§ **The exercise**: Only the number is wanted: how many lines of the data contain "this"?
─── Data lines
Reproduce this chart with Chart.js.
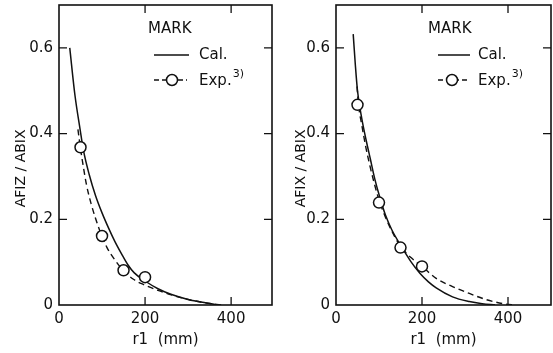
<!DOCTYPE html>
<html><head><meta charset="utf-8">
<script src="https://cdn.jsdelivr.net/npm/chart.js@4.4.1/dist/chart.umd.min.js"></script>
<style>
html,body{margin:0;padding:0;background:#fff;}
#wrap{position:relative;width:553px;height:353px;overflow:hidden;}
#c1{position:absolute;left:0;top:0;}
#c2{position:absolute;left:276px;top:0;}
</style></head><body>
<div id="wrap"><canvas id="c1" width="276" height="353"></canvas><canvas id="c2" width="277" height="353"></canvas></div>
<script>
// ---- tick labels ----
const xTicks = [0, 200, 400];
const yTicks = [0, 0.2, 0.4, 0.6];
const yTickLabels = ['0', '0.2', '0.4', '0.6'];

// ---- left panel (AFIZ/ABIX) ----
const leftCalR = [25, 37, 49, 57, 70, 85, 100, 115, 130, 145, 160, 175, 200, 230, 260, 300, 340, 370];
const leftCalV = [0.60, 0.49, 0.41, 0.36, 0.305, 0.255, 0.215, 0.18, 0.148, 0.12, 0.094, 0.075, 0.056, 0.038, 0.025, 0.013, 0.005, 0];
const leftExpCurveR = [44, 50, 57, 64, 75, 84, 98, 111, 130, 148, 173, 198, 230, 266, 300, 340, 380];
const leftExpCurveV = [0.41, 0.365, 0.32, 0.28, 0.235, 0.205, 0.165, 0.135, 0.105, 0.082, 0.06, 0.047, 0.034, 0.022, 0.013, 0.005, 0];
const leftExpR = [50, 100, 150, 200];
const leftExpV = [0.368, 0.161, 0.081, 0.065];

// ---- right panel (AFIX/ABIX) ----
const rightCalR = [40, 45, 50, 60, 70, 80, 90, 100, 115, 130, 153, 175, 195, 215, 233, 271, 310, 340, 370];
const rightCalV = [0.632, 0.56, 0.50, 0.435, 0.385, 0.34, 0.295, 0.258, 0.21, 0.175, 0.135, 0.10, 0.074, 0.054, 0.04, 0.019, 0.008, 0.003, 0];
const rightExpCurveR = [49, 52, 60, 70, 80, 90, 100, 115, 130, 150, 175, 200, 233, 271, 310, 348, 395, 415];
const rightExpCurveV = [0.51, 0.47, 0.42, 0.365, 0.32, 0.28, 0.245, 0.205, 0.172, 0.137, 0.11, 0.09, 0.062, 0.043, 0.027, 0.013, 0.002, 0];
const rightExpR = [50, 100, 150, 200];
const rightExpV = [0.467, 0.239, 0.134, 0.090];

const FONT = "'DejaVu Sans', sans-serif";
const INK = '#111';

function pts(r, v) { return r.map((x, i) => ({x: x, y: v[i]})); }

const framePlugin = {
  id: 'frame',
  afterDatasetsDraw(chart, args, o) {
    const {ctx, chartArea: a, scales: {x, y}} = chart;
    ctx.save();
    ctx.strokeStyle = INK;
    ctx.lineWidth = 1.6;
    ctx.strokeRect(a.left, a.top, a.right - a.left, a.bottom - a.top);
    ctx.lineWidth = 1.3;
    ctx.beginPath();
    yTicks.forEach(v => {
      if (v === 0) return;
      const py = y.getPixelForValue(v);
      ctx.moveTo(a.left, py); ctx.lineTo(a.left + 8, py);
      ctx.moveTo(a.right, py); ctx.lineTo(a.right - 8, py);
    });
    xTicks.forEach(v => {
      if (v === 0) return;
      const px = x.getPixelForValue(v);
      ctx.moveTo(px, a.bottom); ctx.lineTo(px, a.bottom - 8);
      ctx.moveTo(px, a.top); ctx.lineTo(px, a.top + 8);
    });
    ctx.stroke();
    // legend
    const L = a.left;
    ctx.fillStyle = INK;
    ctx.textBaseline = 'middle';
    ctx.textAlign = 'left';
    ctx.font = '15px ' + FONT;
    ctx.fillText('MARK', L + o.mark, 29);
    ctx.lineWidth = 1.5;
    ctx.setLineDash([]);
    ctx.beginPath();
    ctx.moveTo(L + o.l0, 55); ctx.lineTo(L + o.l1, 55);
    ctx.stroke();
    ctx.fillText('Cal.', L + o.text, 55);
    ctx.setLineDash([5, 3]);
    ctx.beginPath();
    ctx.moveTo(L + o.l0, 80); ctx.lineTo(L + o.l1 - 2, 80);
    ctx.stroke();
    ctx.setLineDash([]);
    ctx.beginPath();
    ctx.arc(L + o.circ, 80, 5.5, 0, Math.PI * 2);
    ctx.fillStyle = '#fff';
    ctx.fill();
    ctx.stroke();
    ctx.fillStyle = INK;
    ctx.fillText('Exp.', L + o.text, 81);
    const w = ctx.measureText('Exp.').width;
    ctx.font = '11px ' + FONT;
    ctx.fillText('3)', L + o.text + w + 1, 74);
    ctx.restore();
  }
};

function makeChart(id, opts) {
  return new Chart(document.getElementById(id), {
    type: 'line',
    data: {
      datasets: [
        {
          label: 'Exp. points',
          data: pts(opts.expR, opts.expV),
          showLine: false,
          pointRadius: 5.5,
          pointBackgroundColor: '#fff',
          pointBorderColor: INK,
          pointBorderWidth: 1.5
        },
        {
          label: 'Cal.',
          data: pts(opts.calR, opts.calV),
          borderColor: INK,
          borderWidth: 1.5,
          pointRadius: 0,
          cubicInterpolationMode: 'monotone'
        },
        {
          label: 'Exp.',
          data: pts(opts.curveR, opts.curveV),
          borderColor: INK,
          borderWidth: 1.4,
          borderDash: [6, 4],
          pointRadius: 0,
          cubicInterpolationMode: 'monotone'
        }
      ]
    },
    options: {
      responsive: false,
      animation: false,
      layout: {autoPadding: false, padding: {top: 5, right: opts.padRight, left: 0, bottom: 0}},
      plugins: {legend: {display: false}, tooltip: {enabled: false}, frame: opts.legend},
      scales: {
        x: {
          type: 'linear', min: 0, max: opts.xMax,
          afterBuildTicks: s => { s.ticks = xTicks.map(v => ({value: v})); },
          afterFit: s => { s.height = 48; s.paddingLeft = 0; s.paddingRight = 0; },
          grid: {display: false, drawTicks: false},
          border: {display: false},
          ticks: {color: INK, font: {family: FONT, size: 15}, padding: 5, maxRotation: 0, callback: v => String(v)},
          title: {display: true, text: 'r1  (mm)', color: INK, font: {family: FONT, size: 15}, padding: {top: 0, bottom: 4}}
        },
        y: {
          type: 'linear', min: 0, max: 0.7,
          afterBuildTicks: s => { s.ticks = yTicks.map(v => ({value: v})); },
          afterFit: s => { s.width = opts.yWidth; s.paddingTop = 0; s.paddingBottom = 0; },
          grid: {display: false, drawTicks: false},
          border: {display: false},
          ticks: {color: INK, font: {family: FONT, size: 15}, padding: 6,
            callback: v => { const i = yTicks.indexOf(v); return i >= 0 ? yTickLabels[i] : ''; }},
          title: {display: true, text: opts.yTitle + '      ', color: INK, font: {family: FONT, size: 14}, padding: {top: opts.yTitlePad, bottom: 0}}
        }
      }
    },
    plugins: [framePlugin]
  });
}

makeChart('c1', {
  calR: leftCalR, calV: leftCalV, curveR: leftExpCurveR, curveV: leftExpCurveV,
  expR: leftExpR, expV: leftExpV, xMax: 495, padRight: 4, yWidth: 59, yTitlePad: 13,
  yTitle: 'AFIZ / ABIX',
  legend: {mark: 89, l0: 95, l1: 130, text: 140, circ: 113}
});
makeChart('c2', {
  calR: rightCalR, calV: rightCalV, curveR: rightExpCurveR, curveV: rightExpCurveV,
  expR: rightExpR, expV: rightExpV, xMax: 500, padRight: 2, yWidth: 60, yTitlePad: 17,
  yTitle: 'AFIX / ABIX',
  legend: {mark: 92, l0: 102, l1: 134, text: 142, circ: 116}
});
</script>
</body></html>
──────
─── Data lines
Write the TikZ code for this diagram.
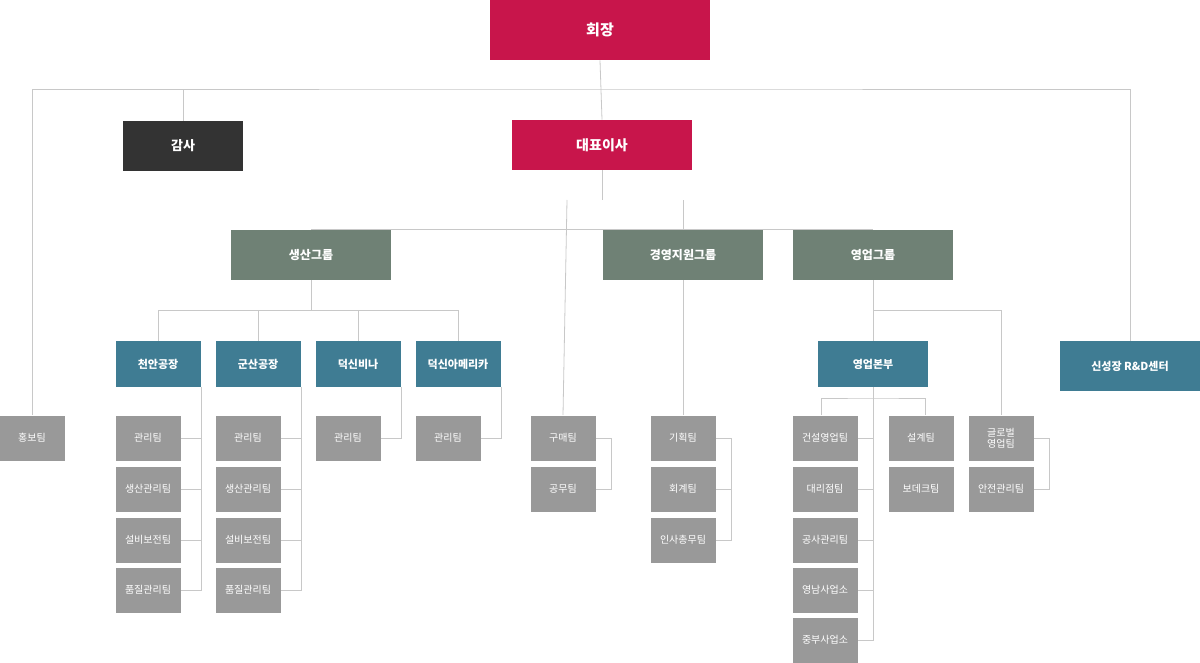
──────
§ **Completed task**: 2